I was a fan but without contact to a fandom, so my main thing to keep pointing out is that SU had more breaks that were longer than homestuck's. The work that is famous for having breaks so long that they are named, and have statistics about them.

future was so... poignant. very different tone obviously, but in a way that made a lot of sense for me. you can only be the cool optimist holding the world together for so long. reminded me of the last animorphs book, in a way

I do think it was a triple threat; like you said, the airing schedule and fandom did it no favors, but there absolutely was havoc in the writer room. There was weird hidden agendas, infighting (a crew member legit got fired and started that weird ass hate campaign), and etc.

it definitely is better now, as a Whole Complete Thing, tho. and fucking god yes, future is phenomenal, and will forever have a spot on the podium as some of the best character writing, imo.

in reply to @JillKatze's post:

I think the only thing, in hindsight, that I don't enjoy about SU/Future is that it wanted to have it both ways. It wants to be a fun adventure cartoon. it wants a magical boy saving the galaxy, it wants lighthearted magic and cool battles. AND it wants the trauma, it wants the 'actually this was so terrible', the deconstruction, the incredible price of war

SU Future was cool but it felt like it went out of its way to recontextualize a lot of what we were shown as Fun Space Adventure to be like 'oh you LIKED that? You had FUN? This kid was a child soldier, not so fun NOW huh? Look how much it fucked him up! Don't you feel bad now?'

like

yes, I do feel bad now, thanks for that

still really liked both shows, I just didn't appreciate that

it really did thread the needle of "you kids want wild and crazy characters that have incredible sci fi adventure' AND have down to earth meaningful relatable problems?" from the Poochie episode of the Simpsons though, that's an incredible achievement

oh and the fandom collectively owe that one writer they drove off the internet for not catering to their fucking stupid ship a billion dollars

i was lucky enough to watch the show as it came out and only really talk about it with friends in-person or in group DMs, it really was a much better experience it seems. hopefully everyone can get to the point of simply thinking Bad Pearl is Good.

Steven Universe was good actually, and I agree with all of the above. I also want to expand on one part of what @evanonline mentioned - 'steven universe was a victim of both its toxic fandom and the insane airing schedule'.

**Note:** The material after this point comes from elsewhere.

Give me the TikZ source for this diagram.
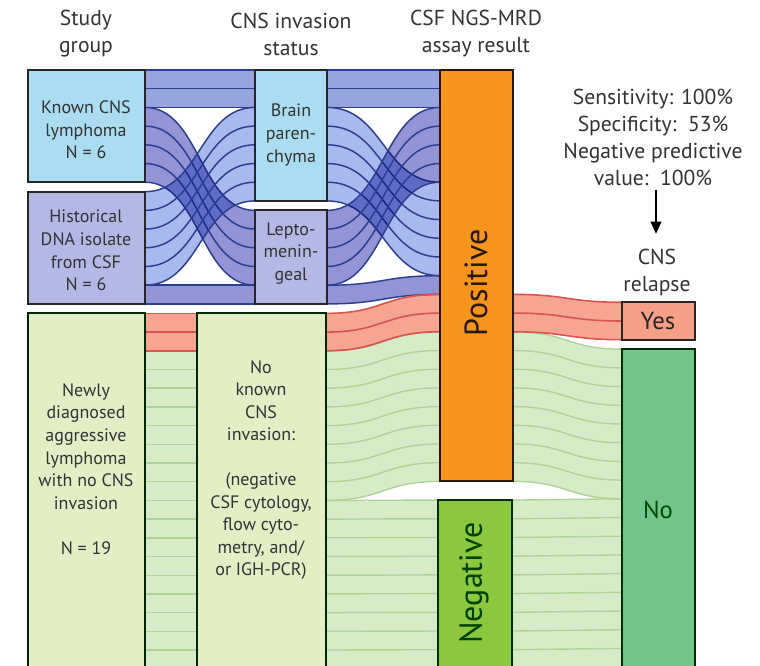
\documentclass[tikz,border=0pt]{standalone}
\usepackage{fontspec}
\setmainfont{PT Sans}
\usetikzlibrary{arrows.meta}
\definecolor{knownF}{HTML}{ABDCF2}
\definecolor{histF}{HTML}{B4B8E5}
\definecolor{newlyF}{HTML}{E3EEC4}
\definecolor{posF}{HTML}{F7941D}
\definecolor{negF}{HTML}{8DC63F}
\definecolor{yesF}{HTML}{F4A088}
\definecolor{noF}{HTML}{73C58E}
\definecolor{kbF}{HTML}{98A4DE}
\definecolor{klF}{HTML}{9294D5}
\definecolor{hbF}{HTML}{A8B9EE}
\definecolor{blueL}{HTML}{2B3F91}
\definecolor{redF}{HTML}{F6A690}
\definecolor{redL}{HTML}{D9534F}
\definecolor{greenF}{HTML}{D6ECC8}
\definecolor{greenL}{HTML}{AFD396}
\definecolor{txt}{HTML}{333333}
\def\uu{18.7}
% one band fill
\newcommand{\bandfill}[5]{%
  \pgfmathsetmacro\bandXm{(#1+#3)/2}%
  \pgfmathsetmacro\bandSb{#2+\uu}%
  \pgfmathsetmacro\bandTb{#4+\uu}%
  \fill[#5] (#1,#2) .. controls (\bandXm,#2) and (\bandXm,#4) .. (#3,#4) -- (#3,\bandTb) .. controls (\bandXm,\bandTb) and (\bandXm,\bandSb) .. (#1,\bandSb) -- cycle;
}
% one boundary line
\newcommand{\bandline}[5]{%
  \pgfmathsetmacro\bandXm{(#1+#3)/2}%
  \draw[#5] (#1,#2) .. controls (\bandXm,#2) and (\bandXm,#4) .. (#3,#4);
}
% a set of n unit flows: x1, s0, x2, t0, n, fill, line style
\newcommand{\flowset}[7]{%
  \begin{scope}[blend mode=multiply]
  \foreach \k in {1,...,#5}{%
    \pgfmathsetmacro\flS{#2+(\k-1)*\uu}%
    \pgfmathsetmacro\flT{#4+(\k-1)*\uu}%
    \bandfill{#1}{\flS}{#3}{\flT}{#6}%
  }%
  \end{scope}
  \foreach \k in {0,...,#5}{%
    \pgfmathsetmacro\flS{#2+\k*\uu}%
    \pgfmathsetmacro\flT{#4+\k*\uu}%
    \bandline{#1}{\flS}{#3}{\flT}{#7}%
  }%
}
\tikzset{
  bluestroke/.style={blueL, line width=1.1pt},
  redstroke/.style={redL, line width=1.2pt},
  greenstroke/.style={greenL, line width=1.05pt},
  boxline/.style={line width=1.6pt},
  boxtext/.style={inner sep=0pt, align=center, text=txt, font=\fontsize{13.5}{16.9}\selectfont},
  headtext/.style={inner sep=0pt, align=center, text=txt, font=\fontsize{16.2}{20.25}\selectfont},
  bigtext/.style={inner sep=0pt, font=\fontsize{24}{26}\selectfont, rotate=90},
  ynotext/.style={inner sep=0pt, font=\fontsize{18.5}{20}\selectfont},
}
\begin{document}
\begin{tikzpicture}[x=0.75pt,y=-0.75pt]
\useasboundingbox (0,0) rectangle (760,666);
\clip (0,0) rectangle (760,666);
\fill[white] (0,0) rectangle (760,666);

% ---- blue flows ----
\flowset{145}{70}{255}{70}{2}{kbF}{bluestroke}
\flowset{145}{107.4}{255}{210.4}{4}{klF}{bluestroke}
\flowset{145}{191.7}{255}{107.4}{5}{hbF}{bluestroke}
\flowset{145}{285.2}{255}{285.2}{1}{klF}{bluestroke}
\flowset{327}{70}{440}{70}{2}{kbF}{bluestroke}
\flowset{327}{107.4}{440}{182.2}{5}{hbF}{bluestroke}
\flowset{327}{210.4}{440}{107.4}{4}{klF}{bluestroke}
\flowset{327}{285.2}{440}{275.7}{1}{klF}{bluestroke}

% ---- green / red flows ----
\flowset{145}{350.8}{197}{350.8}{17}{greenF}{greenstroke}
\flowset{326}{350.8}{440}{331.8}{8}{greenF}{greenstroke}
\flowset{326}{500.4}{440}{500.1}{9}{greenF}{greenstroke}
\flowset{513}{331.8}{622}{349.2}{8}{greenF}{greenstroke}
\flowset{513}{500.1}{622}{498.8}{9}{greenF}{greenstroke}
\flowset{145}{313.4}{197}{313.4}{2}{redF}{redstroke}
\flowset{326}{313.4}{440}{294.4}{2}{redF}{redstroke}
\flowset{513}{294.4}{622}{302.3}{2}{redF}{redstroke}

% ---- boxes ----
\draw[boxline, fill=knownF, draw=black!85] (28,70) rectangle (145,182.2);
\draw[boxline, fill=histF, draw=black!85] (28,191.7) rectangle (145,303.9);
\draw[boxline, fill=newlyF, draw=black!75!green!60!black] (28,313.4) rectangle (145,690);
\draw[boxline, fill=knownF, draw=black!85] (255,70) rectangle (327,200.9);
\draw[boxline, fill=histF, draw=black!85] (255,210.4) rectangle (327,303.9);
\draw[boxline, fill=newlyF, draw=black!75!green!60!black] (197,313.4) rectangle (326,690);
\draw[boxline, fill=posF, draw=black!80!brown] (440,70) rectangle (513,481.4);
\draw[boxline, fill=negF, draw=black!70!green!60!black] (438,500.1) rectangle (512,690);
\draw[boxline, fill=yesF, draw=black!85] (622,302.3) rectangle (695,339.7);
\draw[boxline, fill=noF, draw=black!65!green!50!black] (622,349.2) rectangle (695,690);

% ---- headers ----
\node[headtext] (h1) at (86,34) {Study\\group};
\node[headtext] (h2) at (291,34) {CNS invasion\\status};
\node[headtext] (h3) at (476,34) {CSF NGS-MRD\\assay result};
\node[headtext] (stats) at (653,137) {Sensitivity: 100\%\\Specificity:\ \ 53\%\\Negative predictive\\value:\ \ 100\%};
\node[headtext] (relapse) at (657,272) {CNS\\relapse};
\draw[line width=1.1pt, -{Triangle[length=9pt,width=8pt]}, shorten <=3pt, shorten >=11pt] (stats.south -| 656,0) -- (relapse.north -| 656,0);

% ---- box texts ----
\node[boxtext] (tknown) at (86,130) {Known CNS\\lymphoma\\N = 6};
\node[boxtext] (thist) at (86,250.5) {Historical\\DNA isolate\\from CSF\\N = 6};
\node[boxtext] (tbrain) at (291,135) {Brain\\paren-\\chyma};
\node[boxtext] (tlepto) at (291,253.5) {Lepto-\\menin-\\geal};
\node[boxtext] (tnewly) at (86,469) {Newly\\diagnosed\\aggressive\\lymphoma\\with no CNS\\invasion\\[16.9pt]N = 19};
\node[boxtext] (tnok) at (261,470) {No\\known\\CNS\\invasion:\\[16.9pt](negative\\CSF cytology,\\flow cyto-\\metry, and/\\or IGH-PCR)};
\node[bigtext, text=black!80!brown] (tpos) at (476,283) {Positive};
\node[bigtext, text=black!75!green] (tneg) at (474,583) {Negative};
\node[ynotext, text=black!85] (tyes) at (658,321) {Yes};
\node[ynotext, text=black!70!green] (tno) at (658,510) {No};
\end{tikzpicture}
\end{document}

I've talked about this before - most notably in the context of Homestuck on the latest FITP - but it is really significant to look at what happened with the fandom during the "Steven Bombs" and the fallow periods. An experimental way to release the show, that ensured the fanbase would all have something big to look forward to...and then open the floodgates for gushing/ranting in the wake of each 'bomb. Great way to generate hype! Also a great way to make sure the fandom goes completely feral during the gaps between episode releases. I haven't gone back and tracked the timelines of the biggest SU fandom awfulness-spikes to see where they line up to the release schedule, but my suspicion is that there were some intense negative feedback loops driving the worst of it.